Welcome to Lobsters! I’m excited to look at the runtime orchestration code. I think it’s interesting to apply the hooks abstraction to arrange a computation (here rendering), but then delegate the computation to a different execution model. This means the hooks API only memos things that are actually meaningful to memo. What I mean by that is that it’s obvious that these GPU primitives benefit from memoization.
The issue I have with memo in React is that most computations in a React component are not expensive, but the component must memo them anyway (spending precious memory?) in order to avoid React doing a lot of expensive “re-render” work. Like, sorting an array of 30 items is “free”, but I need to memo it to avoid React re-diffing a big HTML tree, which is not “free”. The nice thing about the GPU model is - the render work will happen no matter what at 60hz, and is presumed “cheap” compared to the memoizable setup work.
I have other posts that describe the runtime in more detail (e.g. React - The Missing Parts) which shed light on this.
There a few crucial things to note:
Live/Use.GPU does not render an HTML VDOM so there is nothing to diff with. Components merely execute code and yield values. This even includes a Suspense-like mechanism where you can yeet a suspend symbol to pause updates in a map-reduce tree. Unlike Suspense, this occurs in the forward direction only, and parents don’t need to be re-rendered if a child unsuspends. This is because the tail of a mapreduce is not actually part of the original parent, but is mounted as a separate Resume(..) continuation.
By wrapping entire components in memo(), re-rendering can be halted midstream… the same goes for passing the same immutable value to a context. In fact i’d wager most people’s mental model of when React stops re-rendering is actually wrong. The Use.GPU inspector specifically highlights re-renders in green, so you can see how few components actually need to re-evaluate. Observing this live was extremely useful to verify memoization of the resulting component tree.
GPU rendering is cheap, but there is always a lot of extra work that needs to happen that is not 60fps, such as building an atlas of SDF glyphs for text rendering. This sort of code runs only when necessary.
While the API is a very close carbon copy of React, it is more appropriate to think of it as a ZIO-like effect system instead of a DOM tree.
(I do have a very nice <HTML> wrapper so you can switch from Live to React mid stream, and the inspector will even show you the react tree underneath, although it is not fully inspectable)
It gets used as a scene graph by the GLTF module, by passing a matrix down from parent to child and doing the matrix multiplications along the way. But that’s a relatively new addition, as there is no actual scene model like in three.js.
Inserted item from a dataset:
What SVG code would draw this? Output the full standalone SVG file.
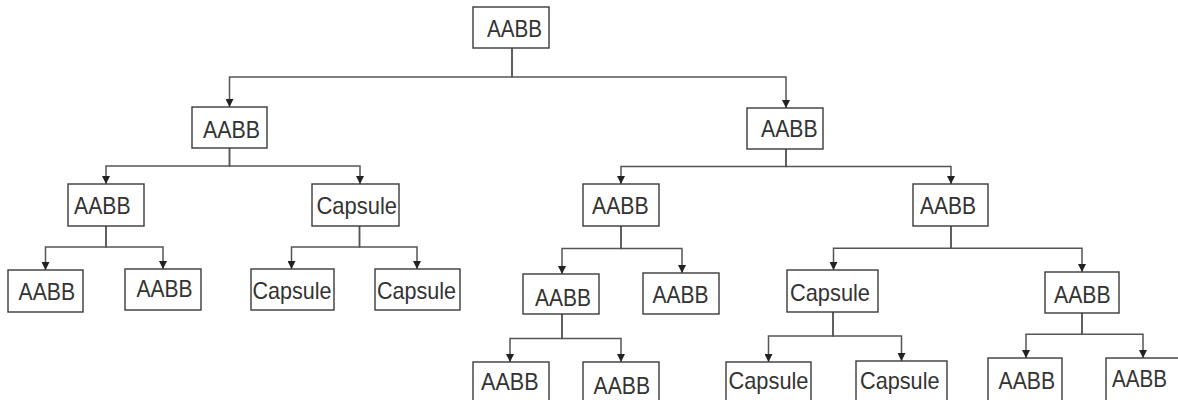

There are also no “isDirty” flags, because that would just replicate what the memoization is already doing.
In contrast, the plot module instead passes down a shader function instead using a react-like context, so it’s not limited to affine transforms and can instead compose e.g. a polar coordinate transform with literally anything else.
One thing I’d like to tentatively raise, because I suspect you know it already but it might be useful to know the vocabulary if you don’t already, is that for making things that go fast and parallel in an automatic way in Haskell, people tend to get much better results by implementing Applicative rather than Monad. The implementation can see all the steps that are going to happen up front when it’s Applicative so there’s a lot more freedom to work with, unlike Monad where it doesn’t know what’s going to happen next until the user function actually runs. I suspect that your “monad-ish “thing is probably already more similar to Applicative than Monad.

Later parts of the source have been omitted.